» **REQUIRED TASK**: Copy out the listing in full, exactly as written, but not its pictures.

» **DATA BLOCK**:
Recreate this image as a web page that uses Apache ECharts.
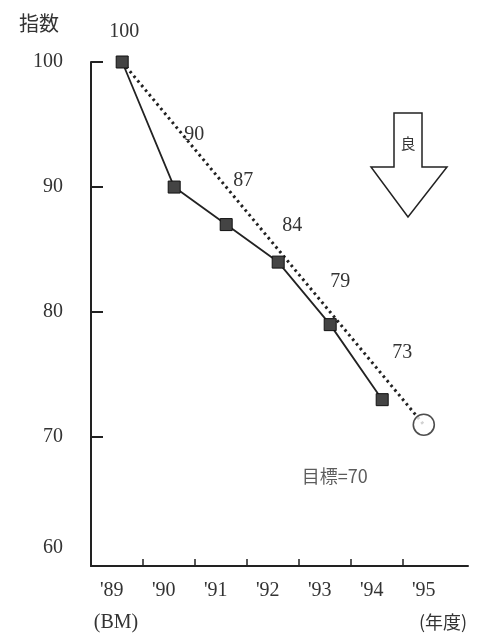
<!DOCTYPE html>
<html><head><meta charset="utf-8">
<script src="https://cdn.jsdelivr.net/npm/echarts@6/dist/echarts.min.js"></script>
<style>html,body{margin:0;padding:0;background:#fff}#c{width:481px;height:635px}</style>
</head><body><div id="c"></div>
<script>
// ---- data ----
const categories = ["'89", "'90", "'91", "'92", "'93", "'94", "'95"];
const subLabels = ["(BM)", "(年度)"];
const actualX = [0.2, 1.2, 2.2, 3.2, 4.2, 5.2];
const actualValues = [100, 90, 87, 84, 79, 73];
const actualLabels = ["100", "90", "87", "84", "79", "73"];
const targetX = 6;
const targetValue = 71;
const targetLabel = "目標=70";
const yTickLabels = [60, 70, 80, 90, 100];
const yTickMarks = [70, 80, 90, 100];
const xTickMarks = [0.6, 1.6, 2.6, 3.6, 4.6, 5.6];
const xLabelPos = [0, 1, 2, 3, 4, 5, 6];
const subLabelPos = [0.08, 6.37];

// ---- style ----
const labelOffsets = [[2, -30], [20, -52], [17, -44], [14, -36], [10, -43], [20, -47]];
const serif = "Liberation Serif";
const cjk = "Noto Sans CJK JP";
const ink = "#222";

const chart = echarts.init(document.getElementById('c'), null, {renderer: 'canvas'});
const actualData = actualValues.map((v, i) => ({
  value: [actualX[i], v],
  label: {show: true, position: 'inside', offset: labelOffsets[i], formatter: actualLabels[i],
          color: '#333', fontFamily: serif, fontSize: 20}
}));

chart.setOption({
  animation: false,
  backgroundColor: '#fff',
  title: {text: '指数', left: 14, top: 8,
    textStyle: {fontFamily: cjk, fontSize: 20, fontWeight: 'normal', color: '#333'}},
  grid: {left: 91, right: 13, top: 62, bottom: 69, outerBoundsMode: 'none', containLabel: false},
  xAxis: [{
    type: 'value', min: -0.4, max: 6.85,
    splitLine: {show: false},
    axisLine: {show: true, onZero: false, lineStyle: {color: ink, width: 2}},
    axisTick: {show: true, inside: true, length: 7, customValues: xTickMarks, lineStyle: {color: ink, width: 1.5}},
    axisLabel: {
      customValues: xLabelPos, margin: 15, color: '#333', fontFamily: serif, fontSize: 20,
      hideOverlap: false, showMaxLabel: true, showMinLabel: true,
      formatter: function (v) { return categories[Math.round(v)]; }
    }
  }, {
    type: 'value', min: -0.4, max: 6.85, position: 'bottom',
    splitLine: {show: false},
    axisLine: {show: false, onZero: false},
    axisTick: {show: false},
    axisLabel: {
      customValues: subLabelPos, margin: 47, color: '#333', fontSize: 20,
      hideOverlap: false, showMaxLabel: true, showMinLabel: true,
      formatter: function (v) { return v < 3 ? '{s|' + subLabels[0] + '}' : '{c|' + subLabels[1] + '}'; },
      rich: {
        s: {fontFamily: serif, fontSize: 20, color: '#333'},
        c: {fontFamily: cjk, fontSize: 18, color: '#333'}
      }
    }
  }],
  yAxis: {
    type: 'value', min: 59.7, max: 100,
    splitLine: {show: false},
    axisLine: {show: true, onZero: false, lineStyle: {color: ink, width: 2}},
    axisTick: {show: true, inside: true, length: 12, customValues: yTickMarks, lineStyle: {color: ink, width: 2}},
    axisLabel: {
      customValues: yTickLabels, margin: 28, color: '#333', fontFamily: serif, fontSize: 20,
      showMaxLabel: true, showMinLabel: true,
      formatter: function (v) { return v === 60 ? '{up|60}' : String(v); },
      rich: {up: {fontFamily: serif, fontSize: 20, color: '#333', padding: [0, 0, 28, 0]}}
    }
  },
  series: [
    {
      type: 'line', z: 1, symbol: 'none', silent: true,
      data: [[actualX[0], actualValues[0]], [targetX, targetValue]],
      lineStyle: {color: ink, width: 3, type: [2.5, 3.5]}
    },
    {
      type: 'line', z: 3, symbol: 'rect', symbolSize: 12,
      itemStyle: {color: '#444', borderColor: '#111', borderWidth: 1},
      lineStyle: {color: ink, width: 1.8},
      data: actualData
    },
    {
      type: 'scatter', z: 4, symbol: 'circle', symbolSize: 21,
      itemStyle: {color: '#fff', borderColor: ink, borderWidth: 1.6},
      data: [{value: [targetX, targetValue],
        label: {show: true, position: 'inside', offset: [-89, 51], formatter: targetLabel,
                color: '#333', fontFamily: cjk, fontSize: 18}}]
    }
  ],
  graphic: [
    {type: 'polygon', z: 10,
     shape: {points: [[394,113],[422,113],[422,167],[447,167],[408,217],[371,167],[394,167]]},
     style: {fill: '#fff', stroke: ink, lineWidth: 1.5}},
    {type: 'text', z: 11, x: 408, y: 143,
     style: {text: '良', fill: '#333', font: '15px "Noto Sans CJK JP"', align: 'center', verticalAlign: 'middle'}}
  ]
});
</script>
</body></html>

» **THE SOLUTION**:
Recreate this image as a web page that uses Apache ECharts.
<!DOCTYPE html>
<html><head><meta charset="utf-8">
<script src="https://cdn.jsdelivr.net/npm/echarts@6/dist/echarts.min.js"></script>
<style>html,body{margin:0;padding:0;background:#fff}#c{width:481px;height:635px}</style>
</head><body><div id="c"></div>
<script>
// ---- data ----
const categories = ["'89", "'90", "'91", "'92", "'93", "'94", "'95"];
const subLabels = ["(BM)", "(年度)"];
const actualX = [0.2, 1.2, 2.2, 3.2, 4.2, 5.2];
const actualValues = [100, 90, 87, 84, 79, 73];
const actualLabels = ["100", "90", "87", "84", "79", "73"];
const targetX = 6;
const targetValue = 71;
const targetLabel = "目標=70";
const yTickLabels = [60, 70, 80, 90, 100];
const yTickMarks = [70, 80, 90, 100];
const xTickMarks = [0.6, 1.6, 2.6, 3.6, 4.6, 5.6];
const xLabelPos = [0, 1, 2, 3, 4, 5, 6];
const subLabelPos = [0.08, 6.37];

// ---- style ----
const labelOffsets = [[2, -30], [20, -52], [17, -44], [14, -36], [10, -43], [20, -47]];
const serif = "Liberation Serif";
const cjk = "Noto Sans CJK JP";
const ink = "#222";

const chart = echarts.init(document.getElementById('c'), null, {renderer: 'canvas'});
const actualData = actualValues.map((v, i) => ({
  value: [actualX[i], v],
  label: {show: true, position: 'inside', offset: labelOffsets[i], formatter: actualLabels[i],
          color: '#333', fontFamily: serif, fontSize: 20}
}));

chart.setOption({
  animation: false,
  backgroundColor: '#fff',
  title: {text: '指数', left: 14, top: 8,
    textStyle: {fontFamily: cjk, fontSize: 20, fontWeight: 'normal', color: '#333'}},
  grid: {left: 91, right: 13, top: 62, bottom: 69, outerBoundsMode: 'none', containLabel: false},
  xAxis: [{
    type: 'value', min: -0.4, max: 6.85,
    splitLine: {show: false},
    axisLine: {show: true, onZero: false, lineStyle: {color: ink, width: 2}},
    axisTick: {show: true, inside: true, length: 7, customValues: xTickMarks, lineStyle: {color: ink, width: 1.5}},
    axisLabel: {
      customValues: xLabelPos, margin: 15, color: '#333', fontFamily: serif, fontSize: 20,
      hideOverlap: false, showMaxLabel: true, showMinLabel: true,
      formatter: function (v) { return categories[Math.round(v)]; }
    }
  }, {
    type: 'value', min: -0.4, max: 6.85, position: 'bottom',
    splitLine: {show: false},
    axisLine: {show: false, onZero: false},
    axisTick: {show: false},
    axisLabel: {
      customValues: subLabelPos, margin: 47, color: '#333', fontSize: 20,
      hideOverlap: false, showMaxLabel: true, showMinLabel: true,
      formatter: function (v) { return v < 3 ? '{s|' + subLabels[0] + '}' : '{c|' + subLabels[1] + '}'; },
      rich: {
        s: {fontFamily: serif, fontSize: 20, color: '#333'},
        c: {fontFamily: cjk, fontSize: 18, color: '#333'}
      }
    }
  }],
  yAxis: {
    type: 'value', min: 59.7, max: 100,
    splitLine: {show: false},
    axisLine: {show: true, onZero: false, lineStyle: {color: ink, width: 2}},
    axisTick: {show: true, inside: true, length: 12, customValues: yTickMarks, lineStyle: {color: ink, width: 2}},
    axisLabel: {
      customValues: yTickLabels, margin: 28, color: '#333', fontFamily: serif, fontSize: 20,
      showMaxLabel: true, showMinLabel: true,
      formatter: function (v) { return v === 60 ? '{up|60}' : String(v); },
      rich: {up: {fontFamily: serif, fontSize: 20, color: '#333', padding: [0, 0, 28, 0]}}
    }
  },
  series: [
    {
      type: 'line', z: 1, symbol: 'none', silent: true,
      data: [[actualX[0], actualValues[0]], [targetX, targetValue]],
      lineStyle: {color: ink, width: 3, type: [2.5, 3.5]}
    },
    {
      type: 'line', z: 3, symbol: 'rect', symbolSize: 12,
      itemStyle: {color: '#444', borderColor: '#111', borderWidth: 1},
      lineStyle: {color: ink, width: 1.8},
      data: actualData
    },
    {
      type: 'scatter', z: 4, symbol: 'circle', symbolSize: 21,
      itemStyle: {color: '#fff', borderColor: ink, borderWidth: 1.6},
      data: [{value: [targetX, targetValue],
        label: {show: true, position: 'inside', offset: [-89, 51], formatter: targetLabel,
                color: '#333', fontFamily: cjk, fontSize: 18}}]
    }
  ],
  graphic: [
    {type: 'polygon', z: 10,
     shape: {points: [[394,113],[422,113],[422,167],[447,167],[408,217],[371,167],[394,167]]},
     style: {fill: '#fff', stroke: ink, lineWidth: 1.5}},
    {type: 'text', z: 11, x: 408, y: 143,
     style: {text: '良', fill: '#333', font: '15px "Noto Sans CJK JP"', align: 'center', verticalAlign: 'middle'}}
  ]
});
</script>
</body></html>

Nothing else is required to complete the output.